When I try to open a large TIFF image I get the following error "Unable to load test.tif" as a picture. This happens for all large TIFF files.
Here is an example. I had to upload it because it is 400mb.
When I try to open a large TIFF image I get the following error "Unable to load test.tif" as a picture. This happens for all large TIFF files.
Here is an example. I had to upload it because it is 400mb.
Is there any particular reason that this image has a resolution of 2400 dpi? If you reduce its resolution to 600dpi, the file size, of course, shrinks dramatically and it will display fine.
Depending on what you do with your pictures - for instance print on an ink-jet printer - 300 dpi should be good enough.
You are just wasting disk space and increasing image editing time by working at such a large resolution, unless you have a very good reason like printing billboards.
DPI has nothing to do with image dimensions (pixels) neither file size. It has only meaning when you produce a physical image from a file.
I have films/slides scanned at 2700 or 4000 DPI. They are exactly the same size/dimensions on disk if I change their metadata to 300 DPI.
This image is probably just too big for DO viewer.
I don't want to be disrespectful and I appreciate your help, but reducing the image quality to be able to view a picture in an image viewer sounds like an absolutely ridiculous idea. At that point it might be better to switch to a different image viewer. Windows "Photos" has no problem viewing the image. Also the DPI and resolution works fine for a PNG image. So there are plenty of workarounds. But nedless to say, I would like to continue using dopus. The reason why I posted this was to find out if this is a limit/bug or intended behavior.
I completely disagree with you and I do have a very good reason to use high DPI. Also I do not have a disk size problem. I could of course write a long post about why people are stupid for not using high DPI, but I will leave that discussion for another time
I am glad you have plenty if disk space.
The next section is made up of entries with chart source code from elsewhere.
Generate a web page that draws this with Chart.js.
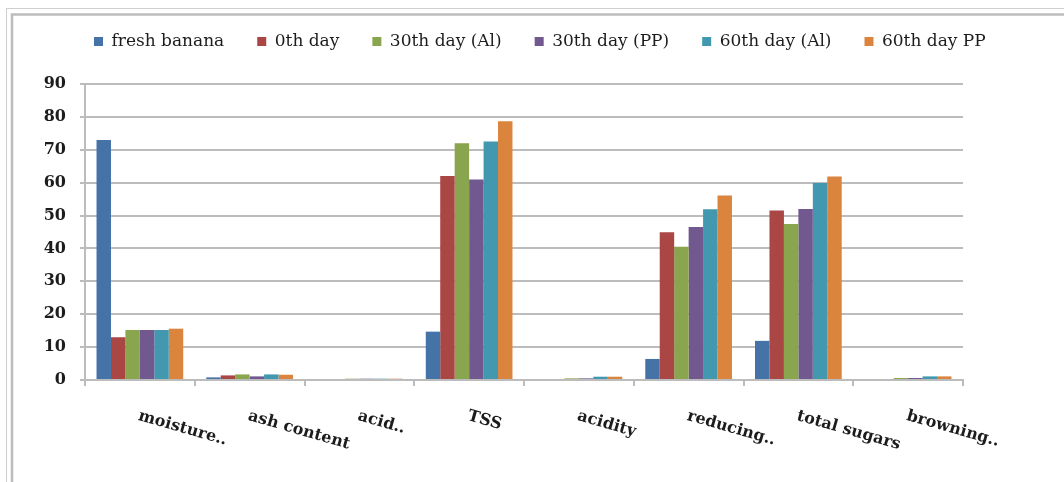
<!DOCTYPE html>
<html>
<head>
<meta charset="utf-8">
<title>Banana quality parameters</title>
<script src="https://cdn.jsdelivr.net/npm/chart.js@4/dist/chart.umd.min.js"></script>
<style>
  html, body { margin: 0; padding: 0; background: #ffffff; }
  #wrap { width: 1064px; height: 482px; position: relative; }
</style>
</head>
<body>
<div id="wrap"><canvas id="c" width="1064" height="482"></canvas></div>
<script>
// Quality parameters measured on each sample
const categories = ['moisture..', 'ash content', 'acid..', 'TSS', 'acidity', 'reducing..', 'total sugars', 'browning..'];

const seriesNames = ['fresh banana', '0th day', '30th day (Al)', '30th day (PP)', '60th day (Al)', '60th day PP'];

const freshBanana = [73.0, 0.8, null, 14.7, null, 6.4, 11.9, null];
const day0        = [13.0, 1.4, null, 62.0, null, 44.9, 51.5, null];
const day30Al     = [15.2, 1.7, 0.4, 72.0, 0.5, 40.5, 47.4, 0.6];
const day30PP     = [15.2, 1.1, 0.4, 61.0, 0.5, 46.5, 52.0, 0.6];
const day60Al     = [15.2, 1.7, 0.4, 72.5, 1.0, 51.9, 59.9, 1.1];
const day60PP     = [15.6, 1.6, 0.4, 78.7, 1.0, 56.1, 61.9, 1.1];

const yTicks = [0, 10, 20, 30, 40, 50, 60, 70, 80, 90];

const seriesValues = [freshBanana, day0, day30Al, day30PP, day60Al, day60PP];
const seriesColors = ['#4572A7', '#AA4643', '#89A54E', '#71588F', '#4198AF', '#DB843D'];

const gridGray = '#bcbcbc';
const textColor = '#1c1c1c';

// Slanted category labels, hanging down to the right from each category centre
const slantedLabels = {
  id: 'slantedLabels',
  afterDraw(chart) {
    const ctx = chart.ctx;
    const xs = chart.scales.x;
    ctx.save();
    ctx.fillStyle = textColor;
    ctx.font = 'bold 16px "DejaVu Serif"';
    ctx.textAlign = 'left';
    ctx.textBaseline = 'top';
    categories.forEach((label, i) => {
      const x = xs.getPixelForValue(i) + 1;
      ctx.save();
      ctx.translate(x, 408);
      ctx.rotate(16 * Math.PI / 180);
      ctx.fillText(label, 0, 0);
      ctx.restore();
    });
    ctx.restore();
  }
};

// Start the legend row a little in from the left edge
const legendIndent = {
  id: 'legendIndent',
  afterLayout(chart) {
    const lg = chart.legend;
    if (lg) { lg.left = 61; lg.right = chart.width; }
  }
};

// White background and the double frame around the figure
const frame = {
  id: 'frame',
  beforeDraw(chart) {
    const ctx = chart.ctx;
    ctx.save();
    ctx.fillStyle = '#ffffff';
    ctx.fillRect(0, 0, chart.width, chart.height);
    ctx.strokeStyle = '#cfcfcf';
    ctx.lineWidth = 1;
    ctx.strokeRect(6.5, 8.5, 1200, 600);
    ctx.strokeStyle = '#bdbdbd';
    ctx.lineWidth = 2.5;
    ctx.strokeRect(12, 14.5, 1200, 600);
    ctx.restore();
  }
};

new Chart(document.getElementById('c'), {
  type: 'bar',
  data: {
    labels: categories,
    datasets: seriesNames.map((name, i) => ({
      label: name,
      data: seriesValues[i],
      backgroundColor: seriesColors[i],
      borderWidth: 0,
      categoryPercentage: 0.79,
      barPercentage: 1.0
    }))
  },
  options: {
    responsive: false,
    animation: false,
    layout: { padding: { left: 0, right: 0, top: 0, bottom: 0 } },
    plugins: {
      tooltip: { enabled: false },
      legend: {
        position: 'top',
        align: 'start',
        labels: {
          boxWidth: 9,
          boxHeight: 9,
          padding: 33,
          color: textColor,
          font: { family: '"DejaVu Serif"', size: 17 }
        }
      }
    },
    scales: {
      x: {
        type: 'category',
        position: 'bottom',
        offset: true,
        grid: {
          offset: true,
          drawOnChartArea: false,
          drawTicks: true,
          tickLength: 6,
          color: gridGray,
          lineWidth: 2
        },
        border: { display: true, color: gridGray, width: 2 },
        ticks: { display: false },
        afterFit(s) { s.height = 102; }
      },
      xTop: {
        type: 'linear',
        position: 'top',
        display: true,
        grid: { display: false },
        border: { display: false },
        ticks: { display: false },
        afterFit(s) { s.height = 24; }
      },
      y: {
        type: 'linear',
        position: 'left',
        min: 0,
        max: 90,
        afterBuildTicks(s) { s.ticks = yTicks.map(v => ({ value: v })); },
        grid: {
          color: gridGray,
          lineWidth: 2,
          drawTicks: true,
          tickLength: 5
        },
        border: { display: true, color: gridGray, width: 2 },
        ticks: {
          padding: 14,
          color: textColor,
          font: { family: '"DejaVu Serif"', size: 16, weight: 'bold' }
        },
        afterFit(s) { s.width = 85; }
      },
      yRight: {
        type: 'linear',
        position: 'right',
        display: true,
        grid: { display: false },
        border: { display: false },
        ticks: { display: false },
        afterFit(s) { s.width = 101; }
      }
    }
  },
  plugins: [frame, legendIndent, slantedLabels]
});
</script>
</body>
</html>
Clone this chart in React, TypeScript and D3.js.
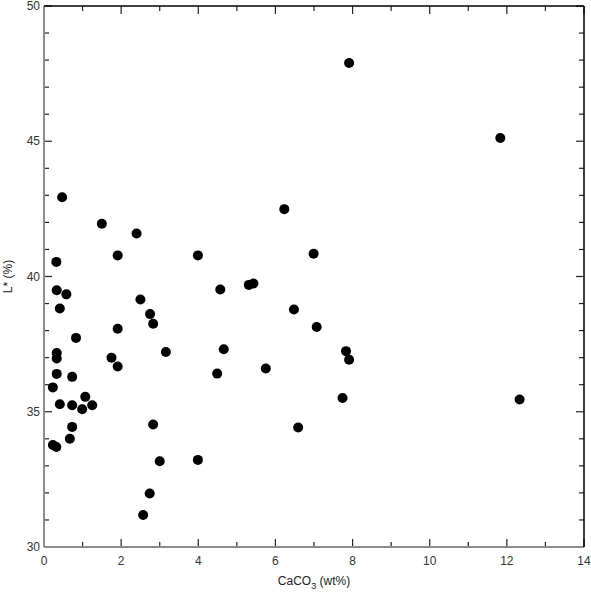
import React, { useEffect, useRef } from 'react';
import * as d3 from 'd3';

// CaCO3 content vs. lightness (L*)
const caco3 = [
  7.91, 11.83, 0.47, 1.50, 2.40, 6.23, 0.32, 1.91, 3.99, 0.33,
  0.58, 0.41, 4.57, 5.31, 5.43, 6.48, 2.50, 2.75, 2.83, 1.91,
  0.83, 0.33, 0.33, 3.16, 4.66, 1.75, 1.91, 4.49, 5.75, 0.33,
  0.73, 0.23, 1.07, 0.41, 0.73, 0.99, 1.25, 6.99, 7.07, 7.83,
  7.91, 7.74, 12.33, 0.73, 0.67, 0.23, 0.32, 2.83, 3.00, 3.99,
  2.74, 2.57, 6.59,
];
const lightness = [
  47.89, 45.12, 42.93, 41.95, 41.59, 42.49, 40.54, 40.78, 40.78, 39.49,
  39.34, 38.82, 39.52, 39.69, 39.74, 38.78, 39.15, 38.61, 38.25, 38.07,
  37.73, 37.17, 36.97, 37.21, 37.31, 37.0, 36.67, 36.41, 36.60, 36.40,
  36.29, 35.90, 35.55, 35.28, 35.24, 35.09, 35.24, 40.84, 38.13, 37.24,
  36.92, 35.51, 35.45, 34.44, 34.0, 33.77, 33.70, 34.53, 33.17, 33.22,
  31.98, 31.18, 34.42,
];
const xMajorTicks = [0, 2, 4, 6, 8, 10, 12, 14];
const xMinorTicks = [1, 3, 5, 7, 9, 11, 13];
const yMajorTicks = [30, 35, 40, 45, 50];
const yMinorTicks = [31, 32, 33, 34, 36, 37, 38, 39, 41, 42, 43, 44, 46, 47, 48, 49];

export default function App() {
  const ref = useRef<SVGSVGElement>(null);

  useEffect(() => {
    const width = 591;
    const height = 593;
    const margin = { top: 6, right: 7, bottom: 46, left: 44 };
    const x0 = margin.left, x1 = width - margin.right;
    const y0 = height - margin.bottom, y1 = margin.top;

    const svg = d3.select(ref.current);
    svg.selectAll('*').remove();
    svg.style('font-family', 'Liberation Sans, Arial, sans-serif');

    const x = d3.scaleLinear().domain([0, 14]).range([x0, x1]);
    const y = d3.scaleLinear().domain([30, 50]).range([y0, y1]);

    const g = svg.append('g');
    const major = 8, minor = 5;

    // tick marks on all four sides, pointing inward
    const tick = (x1_: number, y1_: number, x2_: number, y2_: number, c: string) =>
      g.append('line').attr('x1', x1_).attr('y1', y1_).attr('x2', x2_).attr('y2', y2_)
        .attr('stroke', c).attr('stroke-width', 1.2);

    xMajorTicks.forEach(v => {
      tick(x(v), y0, x(v), y0 - major, '#222');
      tick(x(v), y1, x(v), y1 + major, '#222');
    });
    xMinorTicks.forEach(v => {
      tick(x(v), y0, x(v), y0 - minor, '#222');
      tick(x(v), y1, x(v), y1 + minor, '#222');
    });
    yMajorTicks.forEach(v => {
      tick(x0, y(v), x0 + major, y(v), '#222');
      tick(x1, y(v), x1 - major, y(v), '#222');
    });
    yMinorTicks.forEach(v => {
      tick(x0, y(v), x0 + minor, y(v), '#222');
      tick(x1, y(v), x1 - minor, y(v), '#222');
    });

    // frame: left & bottom grey, top & right black
    g.append('line').attr('x1', x0).attr('y1', y0).attr('x2', x1).attr('y2', y0)
      .attr('stroke', '#8c8c8c').attr('stroke-width', 2);
    g.append('line').attr('x1', x0).attr('y1', y0).attr('x2', x0).attr('y2', y1)
      .attr('stroke', '#8c8c8c').attr('stroke-width', 2);
    g.append('line').attr('x1', x0).attr('y1', y1).attr('x2', x1).attr('y2', y1)
      .attr('stroke', '#000').attr('stroke-width', 1.5);
    g.append('line').attr('x1', x1).attr('y1', y1).attr('x2', x1).attr('y2', y0)
      .attr('stroke', '#000').attr('stroke-width', 1.5);

    // tick labels
    g.selectAll('text.xl').data(xMajorTicks).enter().append('text')
      .attr('class', 'xl')
      .attr('x', d => x(d)).attr('y', y0 + 18)
      .attr('text-anchor', 'middle').attr('font-size', 12).attr('fill', '#333')
      .text(d => d);
    g.selectAll('text.yl').data(yMajorTicks).enter().append('text')
      .attr('class', 'yl')
      .attr('x', x0 - 4).attr('y', d => y(d) + 4)
      .attr('text-anchor', 'end').attr('font-size', 12).attr('fill', '#333')
      .text(d => d);

    // axis titles
    const xt = g.append('text')
      .attr('x', (x0 + x1) / 2).attr('y', y0 + 38)
      .attr('text-anchor', 'middle').attr('font-size', 12).attr('fill', '#222');
    xt.append('tspan').text('CaCO');
    xt.append('tspan').attr('dy', 4).attr('font-size', 9).text('3');
    xt.append('tspan').attr('dy', -4).text(' (wt%)');

    g.append('text')
      .attr('transform', `translate(12,${(y0 + y1) / 2}) rotate(-90)`)
      .attr('text-anchor', 'middle').attr('font-size', 12).attr('fill', '#222')
      .text('L* (%)');

    // points
    g.selectAll('circle.pt').data(caco3).enter().append('circle')
      .attr('class', 'pt')
      .attr('cx', d => x(d))
      .attr('cy', (_, i) => y(lightness[i]))
      .attr('r', 5)
      .attr('fill', '#000');
  }, []);

  return (
    <svg ref={ref} width={591} height={593}
      style={{ position: 'absolute', left: 0, top: 0, display: 'block' }} />
  );
}
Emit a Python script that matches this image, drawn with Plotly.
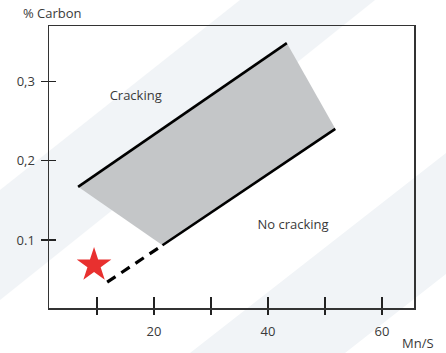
import plotly.graph_objects as go

# ---- data ----
zone_x = [6.7, 43.3, 51.8, 21.5]          # shaded transition zone
zone_y = [0.167, 0.348, 0.240, 0.0935]

upper_x = [6.7, 43.3]                     # upper boundary line
upper_y = [0.167, 0.348]

lower_x = [21.5, 51.8]                    # lower boundary line
lower_y = [0.0935, 0.240]

ext_x = [11.8, 21.5]                      # dashed extrapolation
ext_y = [0.047, 0.0935]

star_x = [9.5]                            # marked point
star_y = [0.0685]

label_text = ["Cracking", "No cracking"]
label_x = [16.8, 44.4]
label_y = [0.281, 0.1175]

x_tickvals = [10, 20, 30, 40, 50, 60]
x_ticktext = ["", "20", "", "40", "", "60"]
y_tickvals = [0.1, 0.2, 0.3]
y_ticktext = ["0.1", "0,2", "0,3"]

X_RANGE = [1.6, 65.6]
Y_RANGE = [0.0145, 0.3695]

W, H = 446, 353
L, R, T, B = 49, 32, 26, 45
PW, PH = W - L - R, H - T - B

FONT = "Open Sans"
TXT = "#3a3a3a"

fig = go.Figure()

fig.add_trace(go.Scatter(x=zone_x, y=zone_y, fill="toself", mode="none",
                         fillcolor="#c4c6c8", hoverinfo="skip", showlegend=False))
fig.add_trace(go.Scatter(x=upper_x, y=upper_y, mode="lines",
                         line=dict(color="#000000", width=2.6), showlegend=False))
fig.add_trace(go.Scatter(x=lower_x, y=lower_y, mode="lines",
                         line=dict(color="#000000", width=2.6), showlegend=False))
fig.add_trace(go.Scatter(x=ext_x, y=ext_y, mode="lines",
                         line=dict(color="#000000", width=3.2, dash="10px,7px"),
                         showlegend=False))
fig.add_trace(go.Scatter(x=star_x, y=star_y, mode="markers",
                         marker=dict(symbol="star", size=26, color="#e8302f",
                                     line=dict(width=0)), showlegend=False))
fig.add_trace(go.Scatter(x=label_x, y=label_y, mode="text", text=label_text,
                         textfont=dict(family=FONT, size=13, color=TXT),
                         showlegend=False))
# invisible trace to materialise the overlay axes (inside half of crossing ticks)
fig.add_trace(go.Scatter(x=[X_RANGE[0]], y=[Y_RANGE[0]], xaxis="x2", yaxis="y2",
                         mode="markers", marker=dict(opacity=0), hoverinfo="skip",
                         showlegend=False))

# decorative light background bands (pixel geometry -> paper coords)
def px2paper(pts):
    return [((px - L) / PW, (H - B - py) / PH) for px, py in pts]

def path(pts):
    p = px2paper(pts)
    return "M " + " L ".join(f"{a:.4f},{b:.4f}" for a, b in p) + " Z"

bands = [
    [(0, 190), (240, 0), (375, 0), (0, 300)],
    [(190, 353), (345, 353), (446, 274), (446, 153)],
]
shapes = [dict(type="path", path=path(b), xref="paper", yref="paper",
               fillcolor="#f1f4f7", line=dict(width=0), layer="below")
          for b in bands]

axis_common = dict(showgrid=False, zeroline=False)
fig.update_layout(
    width=W, height=H,
    margin=dict(l=L, r=R, t=T, b=B),
    paper_bgcolor="white", plot_bgcolor="rgba(0,0,0,0)",
    font=dict(family=FONT, size=13, color=TXT),
    shapes=shapes,
    hovermode=False,
    xaxis=dict(range=X_RANGE, tickvals=x_tickvals, ticktext=x_ticktext,
               ticks="outside", ticklen=5, tickwidth=1.3, tickcolor="#222",
               showline=True, linecolor="#333", linewidth=1.5, mirror=True,
               ticklabelstandoff=6,
               tickfont=dict(family=FONT, size=13, color=TXT), **axis_common),
    yaxis=dict(range=Y_RANGE, tickvals=y_tickvals, ticktext=y_ticktext,
               ticks="outside", ticklen=7, tickwidth=1.3, tickcolor="#222",
               showline=True, linecolor="#333", linewidth=1.5, mirror=True,
               ticklabelstandoff=3,
               tickfont=dict(family=FONT, size=13, color=TXT), **axis_common),
    xaxis2=dict(range=X_RANGE, tickvals=x_tickvals, showticklabels=False,
                overlaying="x", anchor="y2", side="bottom",
                ticks="inside", ticklen=11, tickwidth=1.3, tickcolor="#222",
                showline=False, **axis_common),
    yaxis2=dict(range=Y_RANGE, tickvals=y_tickvals, showticklabels=False,
                overlaying="y", anchor="x2", side="left",
                ticks="inside", ticklen=7, tickwidth=1.3, tickcolor="#222",
                showline=False, **axis_common),
    annotations=[
        dict(text="% Carbon", xref="paper", yref="paper",
             x=(21 - L) / PW, y=(H - B - 13) / PH, xanchor="left", yanchor="middle",
             showarrow=False, font=dict(family=FONT, size=13, color=TXT)),
        dict(text="Mn/S", xref="paper", yref="paper",
             x=(436 - L) / PW, y=(H - B - 343) / PH, xanchor="right", yanchor="middle",
             showarrow=False, font=dict(family=FONT, size=13, color=TXT)),
    ],
)

fig.write_html("out.html",
               config={"displayModeBar": False, "staticPlot": True},
               post_script="document.body.style.margin='0';"
                           "document.documentElement.style.overflow='hidden';")
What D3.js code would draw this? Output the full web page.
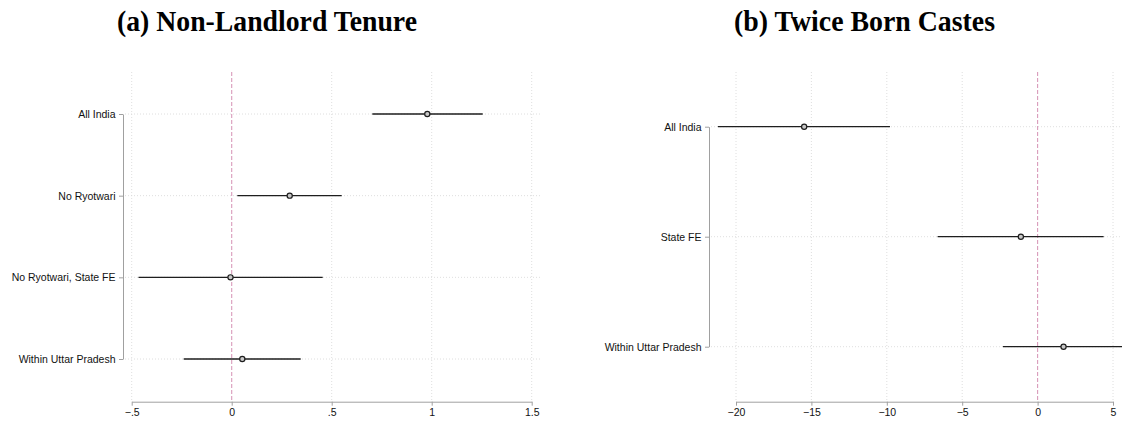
<!DOCTYPE html>
<html>
<head>
<meta charset="utf-8">
<script src="https://cdn.jsdelivr.net/npm/d3@7"></script>
<style>
  html, body { margin: 0; padding: 0; background: #fff; }
  svg { display: block; }
  .lbl { font-family: "Liberation Sans", Arial, Helvetica, sans-serif; font-size: 10.5px; fill: #111; }
  .ttl { font-family: "Liberation Serif", "Times New Roman", Times, serif; font-size: 29px; font-weight: bold; fill: #000; }
</style>
</head>
<body>
<svg id="chart" width="1122" height="422"></svg>
<script>
// Panel (a): Non-Landlord Tenure
const tenureModels = ["All India", "No Ryotwari", "No Ryotwari, State FE", "Within Uttar Pradesh"];
const tenureCoef   = [0.978, 0.290, -0.006, 0.053];
const tenureLower  = [0.703, 0.028, -0.466, -0.240];
const tenureUpper  = [1.255, 0.550, 0.455, 0.345];
const tenureTicks  = [-0.5, 0, 0.5, 1, 1.5];
const tenureTickLabels = ["\u2212.5", "0", ".5", "1", "1.5"];

// Panel (b): Twice Born Castes
const casteModels = ["All India", "State FE", "Within Uttar Pradesh"];
const casteCoef   = [-15.48, -1.11, 1.72];
const casteLower  = [-21.2, -6.63, -2.30];
const casteUpper  = [-9.79, 4.38, 5.74];
const casteTicks  = [-20, -15, -10, -5, 0, 5];
const casteTickLabels = ["\u221220", "\u221215", "\u221210", "\u22125", "0", "5"];

const svg = d3.select("#chart");

function panel(cfg) {
  const g = svg.append("g");
  const x = d3.scaleLinear().domain(cfg.xDomain).range(cfg.xRange);
  const y = d3.scalePoint().domain(cfg.models).range(cfg.yRange);

  const rows = cfg.models.map((m, i) => ({
    model: m, coef: cfg.coef[i], lo: cfg.lower[i], hi: cfg.upper[i]
  }));

  // vertical grid at each x tick (zero is drawn as a reference line instead)
  g.selectAll("line.vgrid")
    .data(cfg.ticks.filter(t => t !== 0))
    .join("line")
    .attr("x1", d => x(d)).attr("x2", d => x(d))
    .attr("y1", cfg.plotTop).attr("y2", cfg.axisY)
    .attr("stroke", "#d6d6d6").attr("stroke-width", 0.8)
    .attr("stroke-dasharray", "1,2");

  // horizontal grid at each model row
  g.selectAll("line.hgrid")
    .data(cfg.models)
    .join("line")
    .attr("x1", cfg.axisX + 2).attr("x2", cfg.plotRight)
    .attr("y1", d => y(d)).attr("y2", d => y(d))
    .attr("stroke", "#d6d6d6").attr("stroke-width", 0.8)
    .attr("stroke-dasharray", "1,2");

  // reference line at zero
  g.append("line")
    .attr("x1", x(0)).attr("x2", x(0))
    .attr("y1", cfg.plotTop).attr("y2", cfg.axisY)
    .attr("stroke", "#d99bbb").attr("stroke-width", 1.1)
    .attr("stroke-dasharray", "4,2");

  // x axis
  const xAxis = d3.axisBottom(x)
    .tickValues(cfg.ticks)
    .tickFormat((d, i) => cfg.tickLabels[i])
    .tickSize(4).tickSizeOuter(0).tickPadding(3);
  const xg = g.append("g").attr("transform", `translate(0,${cfg.axisY})`).call(xAxis);
  xg.select(".domain").attr("stroke", "#a0a0a0");
  xg.selectAll(".tick line").attr("stroke", "#a0a0a0");
  xg.selectAll(".tick text").attr("class", "lbl").attr("font-size", null).attr("font-family", null);

  // y axis
  const yAxis = d3.axisLeft(y).tickSize(4).tickSizeOuter(0).tickPadding(3.5);
  const yg = g.append("g").attr("transform", `translate(${cfg.axisX},0)`).call(yAxis);
  yg.select(".domain").attr("stroke", "#a0a0a0");
  yg.selectAll(".tick line").attr("stroke", "#a0a0a0");
  yg.selectAll(".tick text").attr("class", "lbl").attr("font-size", null).attr("font-family", null);

  // confidence intervals
  g.selectAll("line.ci")
    .data(rows)
    .join("line")
    .attr("x1", d => x(d.lo)).attr("x2", d => x(d.hi))
    .attr("y1", d => y(d.model)).attr("y2", d => y(d.model))
    .attr("stroke", "#1e1e1e").attr("stroke-width", 1.3);

  // point estimates
  g.selectAll("circle.pt")
    .data(rows)
    .join("circle")
    .attr("cx", d => x(d.coef)).attr("cy", d => y(d.model))
    .attr("r", 2.6)
    .attr("fill", "#c8c8c8").attr("stroke", "#1e1e1e").attr("stroke-width", 1.2);

  // title, set in a slightly condensed bold serif
  svg.append("text")
    .attr("class", "ttl")
    .attr("x", cfg.titleX).attr("y", 31)
    .attr("text-anchor", "middle")
    .attr("textLength", cfg.titleWidth)
    .attr("lengthAdjust", "spacingAndGlyphs")
    .text(cfg.title);
}

panel({
  title: "(a) Non-Landlord Tenure", titleX: 267, titleWidth: 300,
  models: tenureModels, coef: tenureCoef, lower: tenureLower, upper: tenureUpper,
  ticks: tenureTicks, tickLabels: tenureTickLabels,
  xDomain: [-0.5, 1.5], xRange: [131.7, 531.7],
  yRange: [114, 359], axisX: 123, axisY: 401.7, plotTop: 72, plotRight: 542
});

panel({
  title: "(b) Twice Born Castes", titleX: 864.5, titleWidth: 261,
  models: casteModels, coef: casteCoef, lower: casteLower, upper: casteUpper,
  ticks: casteTicks, tickLabels: casteTickLabels,
  xDomain: [-20, 5], xRange: [736, 1113],
  yRange: [126.7, 346.7], axisX: 709, axisY: 401.7, plotTop: 72, plotRight: 1122
});
</script>
</body>
</html>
Photoshop says your tiff image is 1.56 gigs in size. It takes around 12 seconds to open. Duplicate the layer a couple of times and the file size is simply enormous. Extensive Photosshop processing becomes a truly laboured business.
I spent 25 years working in the electronic imaging business. Even for the glossiest of magazines we would use a Crosfield drum scanner at 1200 dpi to produce scans. For a web offset newspaper press, 200 dpi was more than adequate.
It is the file size that ultimately matters not the dpi. If you convert your image to a 600 dpi tiff to the same 1.56 gig dimensions you will see that it will display in the Opus viewer very nicely - if somewhat slowly
If you added image metadata and keywords to a couple of hundred files a day opening each in the Opus image viewer you would soon get fed up of 1,56 gig files I can tell you, but then apparently I am stupid.
We'll have a fix for this in the next update.
An 24bpp image with those dimensions is near the limits of what most of the Windows bitmap APIs can handle, and a 32bpp image is beyond the limits.
We can make some changes to make things work in more cases, including this one, but there are some hard limits if you go much larger or need an alpha channel (32bpp).